Step 1: Setup and Import Required Libraries
import torch
from torchvision import transforms
from transformers import SegformerFeatureExtractor, SegformerForSemanticSegmentation
from PIL import Image
import matplotlib.pyplot as plt
import numpy as np
import requests
We import essential modules for loading the model, processing images, and visualizing segmentation results.
Step 2: Configure the Device and Load the Model
device = torch.device("cuda" if torch.cuda.is_available() else "cpu")
feature_extractor = SegformerFeatureExtractor.from_pretrained("jonathandinu/face-parsing")
model = SegformerForSemanticSegmentation.from_pretrained("jonathandinu/face-parsing").to(device)
Here, we use SegformerFeatureExtractor to preprocess the image and send it to the device. The model is loaded from a public repository fine-tuned for face parsing.
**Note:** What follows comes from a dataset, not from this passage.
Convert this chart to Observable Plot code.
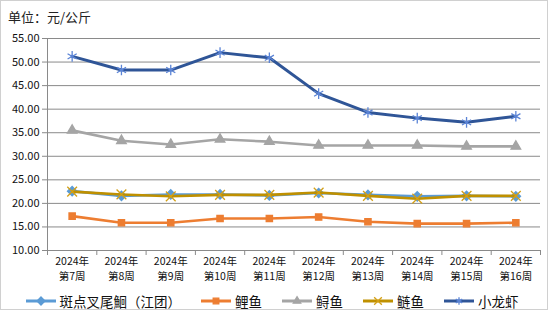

Step 3: Load and Preprocess the Image
img_url = "https://images.unsplash.com/photo-1619681390881-2c1e17a3e738"
image = Image.open(requests.get(img_url, stream=True).raw).convert("RGB")
inputs = feature_extractor(images=image, return_tensors="pt")
pixel_values = inputs["pixel_values"].to(device)
The image is fetched from a public domain source, converted to RGB, and processed into tensor format using the feature extractor.
Step 4: Forward Pass and Get Prediction
with torch.no_grad():
outputs = model(pixel_values=pixel_values)
logits = outputs.logits # Shape: [1, num_labels, H/4, W/4]
The model outputs raw class scores (logits) for each label and each pixel.
Step 5: Upsample the Output to Match Original Image Size
original_size = image.size[::-1] # Height x Width
upsampled_logits = torch.nn.functional.interpolate(
logits,
size=original_size,
mode="bilinear",
align_corners=False
)
Since the output logits are downsampled, we resize them to match the original image dimensions using bilinear interpolation.
Step 6: Get Class Labels and Visualize
predicted = upsampled_logits.argmax(dim=1)[0].cpu().numpy()
plt.figure(figsize=(8, 6))
plt.imshow(predicted, cmap='tab20b')
plt.axis('off')
plt.title("Face Parsing Output")
plt.show()
This step maps each pixel to its corresponding label and visualizes the final segmentation mask using a color-coded scheme.
Why Transformer-Based Face Parsing Works Well
Face parsing is inherently complex due to variations in lighting, angles, expressions, and occlusions. Transformer-based models like SegFormer offer several advantages:
- Capture global dependencies using self-attention
- Scalable and memory-efficient
- Avoid hardcoded positional embeddings, allowing better generalization
- Handle multiple resolutions with ease
When fine-tuned on face-specific datasets like CelebAMask-HQ, these models learn the subtle nuances of human facial anatomy, enabling highly accurate segmentation.
Evaluation and Benchmarking
The effectiveness of a face parsing model is typically assessed using standard metrics such as:
- Pixel Accuracy (PA): Measures the percentage of correctly predicted pixels.
- Mean Intersection over Union (mIoU): Averages the IoU over all classes.
- Boundary F1 Score: Evaluates how well the model preserves boundaries between classes.
Transformer-based face parsing models consistently outperform older CNN-based methods on these benchmarks, especially in complex and diverse image sets.
Conclusion
Face parsing represents a fascinating convergence of deep learning and human-focused computer vision. By breaking down the human face into its semantic parts, it offers granular visual understanding—achieved through transformer-based architectures like SegFormer. This blog post explored the technical foundation of face parsing, from its core concepts to its architectural design, and implemented a working model pipeline using original code. The lightweight and modular design, combined with the absence of positional encodings and the use of multi-scale feature extraction, empowers modern face parsing models to operate accurately and efficiently.